◆ Data provided ◆
— Start —

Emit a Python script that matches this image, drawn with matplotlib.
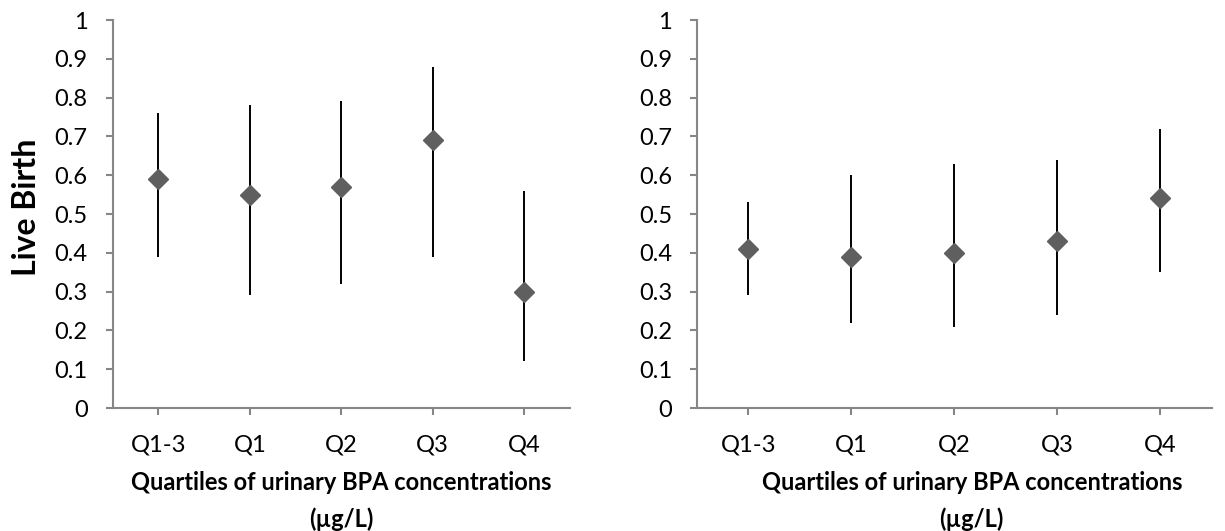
import numpy as np
import matplotlib.pyplot as plt

plt.rcParams['font.family'] = ['Lato', 'DejaVu Sans']

categories = ["Q1-3", "Q1", "Q2", "Q3", "Q4"]

# left panel: estimate with lower / upper limits
left_est = [0.59, 0.55, 0.57, 0.69, 0.30]
left_low = [0.39, 0.29, 0.32, 0.39, 0.12]
left_high = [0.76, 0.78, 0.79, 0.88, 0.56]

# right panel
right_est = [0.41, 0.39, 0.40, 0.43, 0.54]
right_low = [0.29, 0.22, 0.21, 0.24, 0.35]
right_high = [0.53, 0.60, 0.63, 0.64, 0.72]

fig = plt.figure(figsize=(12.25, 5.31), dpi=100)
ax1 = fig.add_axes([0.092, 0.2316, 0.373, 0.7307])
ax2 = fig.add_axes([0.569, 0.2316, 0.420, 0.7307])

axcol = "#868686"

def draw(ax, est, low, high, labelx):
    x = np.arange(len(categories))
    est = np.array(est)
    err = [est - np.array(low), np.array(high) - est]
    ax.errorbar(x, est, yerr=err, fmt='none', ecolor='black', elinewidth=1.4, capsize=0, zorder=2)
    ax.plot(x, est, linestyle='none', marker='D', markersize=10.5, color='#5f5f5f', zorder=3)
    ax.set_xlim(-0.5, len(categories) - 0.5)
    ax.set_ylim(0, 1)
    ax.set_yticks(np.arange(0, 1.01, 0.1))
    ax.set_yticklabels(["0", "0.1", "0.2", "0.3", "0.4", "0.5", "0.6", "0.7", "0.8", "0.9", "1"])
    ax.set_xticks(x)
    ax.set_xticklabels(categories)
    for s in ['top', 'right']:
        ax.spines[s].set_visible(False)
    for s in ['left', 'bottom']:
        ax.spines[s].set_color(axcol)
        ax.spines[s].set_linewidth(1.5)
    ax.tick_params(axis='y', direction='out', length=5, width=1.5, color=axcol, labelsize=17, pad=13)
    ax.tick_params(axis='x', direction='out', length=5, width=1.5, color=axcol, labelsize=17, pad=14)
    ax.set_xlabel("Quartiles of urinary BPA concentrations\n(µg/L)", fontsize=17, fontweight='bold',
                  labelpad=11, linespacing=1.7)
    ax.xaxis.label.set_x(labelx)

draw(ax1, left_est, left_low, left_high, 0.5)
draw(ax2, right_est, right_low, right_high, 0.534)
ax1.set_ylabel("Live Birth", fontsize=23, fontweight='bold')
ax1.yaxis.set_label_coords(-0.158, 0.518)

fig.savefig("out.png", dpi=100)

— End —

◆ Short exercise ◆
Except for the pictures, reproduce every line exactly.

◆ Response to the exercise ◆
Emit a Python script that matches this image, drawn with matplotlib.
import numpy as np
import matplotlib.pyplot as plt

plt.rcParams['font.family'] = ['Lato', 'DejaVu Sans']

categories = ["Q1-3", "Q1", "Q2", "Q3", "Q4"]

# left panel: estimate with lower / upper limits
left_est = [0.59, 0.55, 0.57, 0.69, 0.30]
left_low = [0.39, 0.29, 0.32, 0.39, 0.12]
left_high = [0.76, 0.78, 0.79, 0.88, 0.56]

# right panel
right_est = [0.41, 0.39, 0.40, 0.43, 0.54]
right_low = [0.29, 0.22, 0.21, 0.24, 0.35]
right_high = [0.53, 0.60, 0.63, 0.64, 0.72]

fig = plt.figure(figsize=(12.25, 5.31), dpi=100)
ax1 = fig.add_axes([0.092, 0.2316, 0.373, 0.7307])
ax2 = fig.add_axes([0.569, 0.2316, 0.420, 0.7307])

axcol = "#868686"

def draw(ax, est, low, high, labelx):
    x = np.arange(len(categories))
    est = np.array(est)
    err = [est - np.array(low), np.array(high) - est]
    ax.errorbar(x, est, yerr=err, fmt='none', ecolor='black', elinewidth=1.4, capsize=0, zorder=2)
    ax.plot(x, est, linestyle='none', marker='D', markersize=10.5, color='#5f5f5f', zorder=3)
    ax.set_xlim(-0.5, len(categories) - 0.5)
    ax.set_ylim(0, 1)
    ax.set_yticks(np.arange(0, 1.01, 0.1))
    ax.set_yticklabels(["0", "0.1", "0.2", "0.3", "0.4", "0.5", "0.6", "0.7", "0.8", "0.9", "1"])
    ax.set_xticks(x)
    ax.set_xticklabels(categories)
    for s in ['top', 'right']:
        ax.spines[s].set_visible(False)
    for s in ['left', 'bottom']:
        ax.spines[s].set_color(axcol)
        ax.spines[s].set_linewidth(1.5)
    ax.tick_params(axis='y', direction='out', length=5, width=1.5, color=axcol, labelsize=17, pad=13)
    ax.tick_params(axis='x', direction='out', length=5, width=1.5, color=axcol, labelsize=17, pad=14)
    ax.set_xlabel("Quartiles of urinary BPA concentrations\n(µg/L)", fontsize=17, fontweight='bold',
                  labelpad=11, linespacing=1.7)
    ax.xaxis.label.set_x(labelx)

draw(ax1, left_est, left_low, left_high, 0.5)
draw(ax2, right_est, right_low, right_high, 0.534)
ax1.set_ylabel("Live Birth", fontsize=23, fontweight='bold')
ax1.yaxis.set_label_coords(-0.158, 0.518)

fig.savefig("out.png", dpi=100)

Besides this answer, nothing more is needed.